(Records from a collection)
+++
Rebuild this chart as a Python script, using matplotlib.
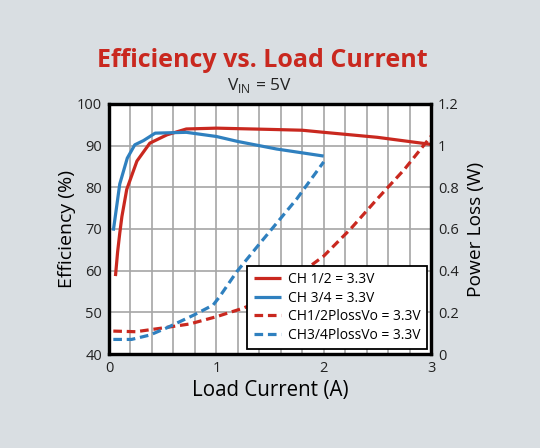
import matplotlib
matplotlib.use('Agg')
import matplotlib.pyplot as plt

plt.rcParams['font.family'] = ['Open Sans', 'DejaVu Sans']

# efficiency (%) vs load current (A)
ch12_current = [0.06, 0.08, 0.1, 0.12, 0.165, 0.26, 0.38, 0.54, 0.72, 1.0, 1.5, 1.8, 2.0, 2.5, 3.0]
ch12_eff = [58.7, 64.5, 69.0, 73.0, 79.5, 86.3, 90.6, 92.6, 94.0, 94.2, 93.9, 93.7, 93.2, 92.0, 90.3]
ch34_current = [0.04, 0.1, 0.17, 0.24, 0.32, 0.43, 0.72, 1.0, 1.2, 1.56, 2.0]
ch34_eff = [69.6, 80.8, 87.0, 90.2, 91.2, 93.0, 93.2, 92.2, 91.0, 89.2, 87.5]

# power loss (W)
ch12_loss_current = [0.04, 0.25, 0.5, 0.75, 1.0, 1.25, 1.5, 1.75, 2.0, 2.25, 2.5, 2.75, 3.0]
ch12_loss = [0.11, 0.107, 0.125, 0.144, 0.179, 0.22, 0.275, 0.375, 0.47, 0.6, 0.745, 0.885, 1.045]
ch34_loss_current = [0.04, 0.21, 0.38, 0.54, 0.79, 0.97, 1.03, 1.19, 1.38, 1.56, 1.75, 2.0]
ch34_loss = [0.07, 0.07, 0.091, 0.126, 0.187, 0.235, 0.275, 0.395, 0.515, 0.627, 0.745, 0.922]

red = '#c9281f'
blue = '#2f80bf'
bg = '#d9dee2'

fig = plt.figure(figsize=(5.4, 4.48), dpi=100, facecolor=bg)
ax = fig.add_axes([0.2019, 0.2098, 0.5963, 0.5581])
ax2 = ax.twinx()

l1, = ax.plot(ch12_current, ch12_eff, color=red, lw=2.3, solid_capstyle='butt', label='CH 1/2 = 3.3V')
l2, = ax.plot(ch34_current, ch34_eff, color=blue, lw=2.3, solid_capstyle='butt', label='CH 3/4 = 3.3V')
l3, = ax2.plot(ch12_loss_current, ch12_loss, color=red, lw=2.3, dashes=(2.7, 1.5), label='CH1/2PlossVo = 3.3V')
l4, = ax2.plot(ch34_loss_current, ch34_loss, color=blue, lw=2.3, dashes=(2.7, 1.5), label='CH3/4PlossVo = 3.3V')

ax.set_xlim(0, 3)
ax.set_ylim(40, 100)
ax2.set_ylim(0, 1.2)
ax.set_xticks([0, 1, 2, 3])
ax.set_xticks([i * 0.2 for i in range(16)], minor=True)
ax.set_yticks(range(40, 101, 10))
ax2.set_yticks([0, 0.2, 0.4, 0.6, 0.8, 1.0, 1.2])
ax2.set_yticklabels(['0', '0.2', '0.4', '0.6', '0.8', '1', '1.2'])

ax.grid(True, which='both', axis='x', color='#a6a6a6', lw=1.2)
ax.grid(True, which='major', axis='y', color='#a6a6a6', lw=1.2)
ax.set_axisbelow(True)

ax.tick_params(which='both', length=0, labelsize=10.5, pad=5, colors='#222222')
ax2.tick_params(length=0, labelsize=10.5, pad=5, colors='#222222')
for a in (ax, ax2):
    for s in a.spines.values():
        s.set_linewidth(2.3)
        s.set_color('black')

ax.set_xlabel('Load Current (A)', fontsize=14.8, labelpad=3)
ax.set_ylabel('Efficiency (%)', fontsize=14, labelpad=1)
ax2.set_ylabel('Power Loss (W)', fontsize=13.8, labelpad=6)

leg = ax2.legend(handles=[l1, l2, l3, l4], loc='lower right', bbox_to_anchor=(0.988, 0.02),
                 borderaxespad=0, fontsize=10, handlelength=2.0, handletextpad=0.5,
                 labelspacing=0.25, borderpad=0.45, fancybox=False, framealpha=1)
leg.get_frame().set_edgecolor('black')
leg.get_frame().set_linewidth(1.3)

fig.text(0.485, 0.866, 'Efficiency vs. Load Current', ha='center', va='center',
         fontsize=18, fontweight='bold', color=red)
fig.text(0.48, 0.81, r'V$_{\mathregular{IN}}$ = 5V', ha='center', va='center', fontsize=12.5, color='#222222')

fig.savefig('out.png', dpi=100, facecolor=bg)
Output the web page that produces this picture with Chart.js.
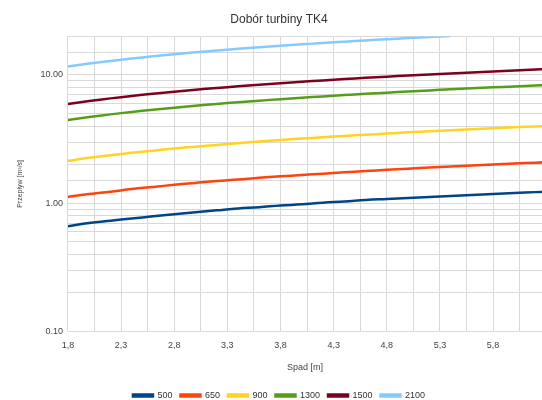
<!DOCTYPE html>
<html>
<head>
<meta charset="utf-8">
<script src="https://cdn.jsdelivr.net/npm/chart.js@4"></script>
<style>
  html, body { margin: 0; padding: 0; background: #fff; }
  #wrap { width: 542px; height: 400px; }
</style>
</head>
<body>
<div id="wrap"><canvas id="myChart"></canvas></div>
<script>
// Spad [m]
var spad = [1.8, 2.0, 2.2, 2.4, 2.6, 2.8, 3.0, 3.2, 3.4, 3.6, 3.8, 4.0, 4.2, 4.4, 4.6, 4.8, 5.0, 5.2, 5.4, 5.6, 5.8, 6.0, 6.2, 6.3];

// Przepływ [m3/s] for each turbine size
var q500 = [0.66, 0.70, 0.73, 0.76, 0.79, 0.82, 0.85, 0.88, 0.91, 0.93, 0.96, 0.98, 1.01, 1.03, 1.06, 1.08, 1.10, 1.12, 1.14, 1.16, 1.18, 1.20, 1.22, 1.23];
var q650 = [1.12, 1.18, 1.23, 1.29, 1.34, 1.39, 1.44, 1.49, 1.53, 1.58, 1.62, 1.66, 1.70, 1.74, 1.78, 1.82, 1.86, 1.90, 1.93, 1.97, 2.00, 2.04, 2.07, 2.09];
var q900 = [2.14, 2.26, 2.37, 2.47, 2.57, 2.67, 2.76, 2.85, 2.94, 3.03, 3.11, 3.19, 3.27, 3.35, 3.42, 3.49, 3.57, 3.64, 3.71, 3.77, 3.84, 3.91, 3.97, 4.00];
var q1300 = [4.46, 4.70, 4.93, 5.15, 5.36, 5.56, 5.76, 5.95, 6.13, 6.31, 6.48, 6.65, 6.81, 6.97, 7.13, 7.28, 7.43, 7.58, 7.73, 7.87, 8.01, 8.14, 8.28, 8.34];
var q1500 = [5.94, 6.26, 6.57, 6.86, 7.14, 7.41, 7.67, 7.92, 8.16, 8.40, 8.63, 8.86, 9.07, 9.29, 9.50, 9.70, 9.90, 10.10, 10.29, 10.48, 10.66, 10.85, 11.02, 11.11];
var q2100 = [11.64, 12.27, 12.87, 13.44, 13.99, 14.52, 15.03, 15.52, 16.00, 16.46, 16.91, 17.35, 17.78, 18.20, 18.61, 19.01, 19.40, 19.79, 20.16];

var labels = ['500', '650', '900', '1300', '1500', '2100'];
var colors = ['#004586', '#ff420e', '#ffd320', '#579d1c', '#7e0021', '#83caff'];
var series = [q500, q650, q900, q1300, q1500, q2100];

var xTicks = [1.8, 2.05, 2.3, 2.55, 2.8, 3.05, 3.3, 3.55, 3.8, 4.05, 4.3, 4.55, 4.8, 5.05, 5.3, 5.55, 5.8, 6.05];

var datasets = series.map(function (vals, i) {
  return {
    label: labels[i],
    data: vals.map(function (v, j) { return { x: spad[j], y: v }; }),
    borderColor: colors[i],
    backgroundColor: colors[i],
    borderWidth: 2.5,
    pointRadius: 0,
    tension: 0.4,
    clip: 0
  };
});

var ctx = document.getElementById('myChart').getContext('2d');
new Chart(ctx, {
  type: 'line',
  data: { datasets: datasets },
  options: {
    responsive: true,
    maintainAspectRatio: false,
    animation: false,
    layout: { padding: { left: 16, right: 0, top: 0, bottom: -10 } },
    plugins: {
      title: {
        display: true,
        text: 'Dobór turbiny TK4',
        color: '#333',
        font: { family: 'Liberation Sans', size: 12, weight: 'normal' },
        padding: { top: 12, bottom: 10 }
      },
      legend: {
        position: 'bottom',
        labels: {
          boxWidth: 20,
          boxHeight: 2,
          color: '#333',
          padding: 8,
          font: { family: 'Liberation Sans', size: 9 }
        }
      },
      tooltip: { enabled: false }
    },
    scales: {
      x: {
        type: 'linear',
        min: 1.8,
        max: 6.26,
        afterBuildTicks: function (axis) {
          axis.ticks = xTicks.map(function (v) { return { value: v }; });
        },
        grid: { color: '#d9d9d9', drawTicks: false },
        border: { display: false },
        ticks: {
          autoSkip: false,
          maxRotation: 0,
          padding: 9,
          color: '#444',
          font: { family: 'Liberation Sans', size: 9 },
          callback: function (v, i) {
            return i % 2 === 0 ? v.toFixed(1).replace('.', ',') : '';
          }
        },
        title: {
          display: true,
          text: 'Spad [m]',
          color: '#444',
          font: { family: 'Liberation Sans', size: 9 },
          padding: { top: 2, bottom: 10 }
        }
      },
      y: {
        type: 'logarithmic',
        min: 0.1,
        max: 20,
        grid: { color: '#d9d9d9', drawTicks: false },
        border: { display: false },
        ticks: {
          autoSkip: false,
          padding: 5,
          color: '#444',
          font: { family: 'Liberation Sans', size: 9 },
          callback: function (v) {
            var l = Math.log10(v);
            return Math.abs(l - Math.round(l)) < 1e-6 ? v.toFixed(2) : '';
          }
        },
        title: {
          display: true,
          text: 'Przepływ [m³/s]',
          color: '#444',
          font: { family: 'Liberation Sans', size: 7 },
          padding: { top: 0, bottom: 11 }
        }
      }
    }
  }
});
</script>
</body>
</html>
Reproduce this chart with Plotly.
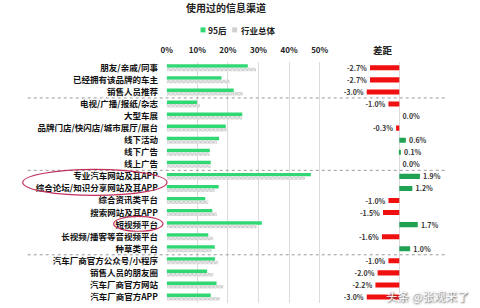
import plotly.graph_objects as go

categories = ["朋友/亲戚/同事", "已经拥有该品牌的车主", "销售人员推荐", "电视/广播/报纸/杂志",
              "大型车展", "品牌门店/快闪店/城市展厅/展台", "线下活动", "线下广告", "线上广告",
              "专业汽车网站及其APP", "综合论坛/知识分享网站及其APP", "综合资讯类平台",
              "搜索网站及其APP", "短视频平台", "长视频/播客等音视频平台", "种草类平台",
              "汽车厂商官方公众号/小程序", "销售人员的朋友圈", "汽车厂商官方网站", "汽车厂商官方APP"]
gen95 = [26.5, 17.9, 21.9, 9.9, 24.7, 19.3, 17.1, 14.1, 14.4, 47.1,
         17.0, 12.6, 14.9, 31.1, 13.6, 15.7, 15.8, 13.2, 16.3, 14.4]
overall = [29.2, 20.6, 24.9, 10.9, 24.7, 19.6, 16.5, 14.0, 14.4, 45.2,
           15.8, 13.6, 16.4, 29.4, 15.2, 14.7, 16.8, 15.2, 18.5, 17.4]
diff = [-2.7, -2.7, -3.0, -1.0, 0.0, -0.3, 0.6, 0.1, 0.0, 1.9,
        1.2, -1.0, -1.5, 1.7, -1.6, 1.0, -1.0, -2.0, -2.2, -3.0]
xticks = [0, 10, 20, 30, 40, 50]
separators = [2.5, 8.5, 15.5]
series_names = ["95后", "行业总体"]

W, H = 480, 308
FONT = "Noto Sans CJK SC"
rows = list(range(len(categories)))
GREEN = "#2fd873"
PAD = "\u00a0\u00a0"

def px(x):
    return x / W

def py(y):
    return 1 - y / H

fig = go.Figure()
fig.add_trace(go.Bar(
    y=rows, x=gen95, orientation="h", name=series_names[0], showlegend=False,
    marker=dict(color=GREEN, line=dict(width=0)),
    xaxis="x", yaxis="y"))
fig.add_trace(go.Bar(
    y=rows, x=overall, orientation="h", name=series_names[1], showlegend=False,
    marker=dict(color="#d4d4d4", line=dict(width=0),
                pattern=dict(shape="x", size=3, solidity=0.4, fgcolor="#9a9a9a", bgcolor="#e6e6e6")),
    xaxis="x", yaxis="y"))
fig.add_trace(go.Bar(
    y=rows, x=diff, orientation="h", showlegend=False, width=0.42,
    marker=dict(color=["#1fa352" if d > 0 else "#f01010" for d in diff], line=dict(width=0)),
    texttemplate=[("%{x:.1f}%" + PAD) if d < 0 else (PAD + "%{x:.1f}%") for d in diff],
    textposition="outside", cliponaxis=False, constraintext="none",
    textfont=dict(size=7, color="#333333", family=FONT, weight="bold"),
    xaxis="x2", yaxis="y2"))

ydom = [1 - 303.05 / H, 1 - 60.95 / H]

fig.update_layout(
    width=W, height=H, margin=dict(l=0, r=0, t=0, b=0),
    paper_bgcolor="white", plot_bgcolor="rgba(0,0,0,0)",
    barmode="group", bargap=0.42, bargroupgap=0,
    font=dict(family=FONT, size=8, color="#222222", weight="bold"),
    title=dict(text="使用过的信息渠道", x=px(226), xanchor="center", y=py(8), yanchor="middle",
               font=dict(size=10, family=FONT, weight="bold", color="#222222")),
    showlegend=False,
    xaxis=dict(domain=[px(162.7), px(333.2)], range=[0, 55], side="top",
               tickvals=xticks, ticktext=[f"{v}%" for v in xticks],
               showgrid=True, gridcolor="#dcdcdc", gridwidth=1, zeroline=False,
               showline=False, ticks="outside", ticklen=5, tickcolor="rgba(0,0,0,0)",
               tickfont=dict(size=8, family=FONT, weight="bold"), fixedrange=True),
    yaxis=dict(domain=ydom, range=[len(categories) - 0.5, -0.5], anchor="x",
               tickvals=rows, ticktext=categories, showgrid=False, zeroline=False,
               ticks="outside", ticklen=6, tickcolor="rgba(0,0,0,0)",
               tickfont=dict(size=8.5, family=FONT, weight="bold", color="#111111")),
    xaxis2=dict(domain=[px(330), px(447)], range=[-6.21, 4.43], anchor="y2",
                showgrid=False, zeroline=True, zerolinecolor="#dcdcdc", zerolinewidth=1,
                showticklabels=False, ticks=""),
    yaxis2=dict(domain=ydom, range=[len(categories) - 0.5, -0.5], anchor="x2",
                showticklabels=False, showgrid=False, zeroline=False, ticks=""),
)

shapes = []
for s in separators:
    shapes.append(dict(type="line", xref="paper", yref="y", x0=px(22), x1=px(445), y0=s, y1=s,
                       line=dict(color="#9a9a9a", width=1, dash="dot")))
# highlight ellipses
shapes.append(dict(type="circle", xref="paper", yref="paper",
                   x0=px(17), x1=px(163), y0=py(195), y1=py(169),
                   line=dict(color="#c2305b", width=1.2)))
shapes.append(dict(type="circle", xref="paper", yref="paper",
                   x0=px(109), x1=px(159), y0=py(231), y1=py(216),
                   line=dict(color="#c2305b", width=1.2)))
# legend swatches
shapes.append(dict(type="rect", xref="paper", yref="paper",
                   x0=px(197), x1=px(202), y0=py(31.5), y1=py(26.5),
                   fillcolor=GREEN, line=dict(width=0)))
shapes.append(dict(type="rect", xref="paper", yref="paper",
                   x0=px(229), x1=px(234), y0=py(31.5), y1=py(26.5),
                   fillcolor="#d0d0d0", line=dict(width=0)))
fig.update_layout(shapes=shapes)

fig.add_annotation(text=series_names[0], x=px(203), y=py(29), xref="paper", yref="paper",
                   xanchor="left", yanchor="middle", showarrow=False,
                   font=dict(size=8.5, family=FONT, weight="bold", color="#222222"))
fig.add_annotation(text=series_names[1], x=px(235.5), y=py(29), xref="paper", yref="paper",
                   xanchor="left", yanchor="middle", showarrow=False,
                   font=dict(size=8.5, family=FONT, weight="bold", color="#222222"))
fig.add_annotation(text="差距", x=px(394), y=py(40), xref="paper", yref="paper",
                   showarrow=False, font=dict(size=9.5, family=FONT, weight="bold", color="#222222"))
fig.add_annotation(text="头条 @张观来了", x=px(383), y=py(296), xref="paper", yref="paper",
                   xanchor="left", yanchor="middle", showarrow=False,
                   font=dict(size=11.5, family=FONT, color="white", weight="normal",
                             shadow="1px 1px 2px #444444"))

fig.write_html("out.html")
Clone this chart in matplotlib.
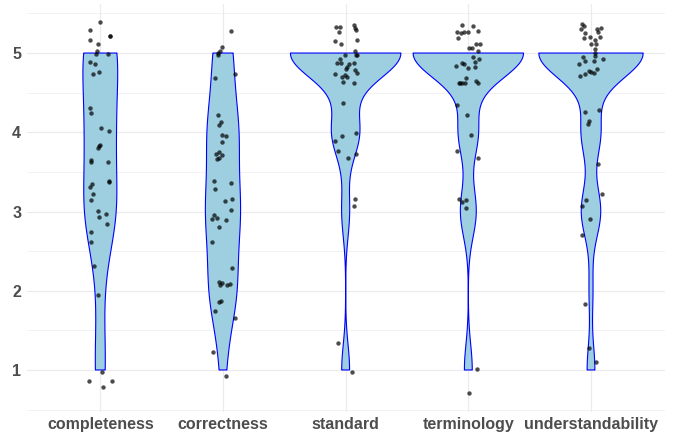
+++
• Given instruction:
All lines from the start of the entries through the one with "91.0, 89.2, 87.5]" are to be output exactly; omit the pictures.

• Full output:
Rebuild this chart as a Python script, using matplotlib.
import matplotlib
matplotlib.use('Agg')
import matplotlib.pyplot as plt

plt.rcParams['font.family'] = ['Open Sans', 'DejaVu Sans']

# efficiency (%) vs load current (A)
ch12_current = [0.06, 0.08, 0.1, 0.12, 0.165, 0.26, 0.38, 0.54, 0.72, 1.0, 1.5, 1.8, 2.0, 2.5, 3.0]
ch12_eff = [58.7, 64.5, 69.0, 73.0, 79.5, 86.3, 90.6, 92.6, 94.0, 94.2, 93.9, 93.7, 93.2, 92.0, 90.3]
ch34_current = [0.04, 0.1, 0.17, 0.24, 0.32, 0.43, 0.72, 1.0, 1.2, 1.56, 2.0]
ch34_eff = [69.6, 80.8, 87.0, 90.2, 91.2, 93.0, 93.2, 92.2, 91.0, 89.2, 87.5]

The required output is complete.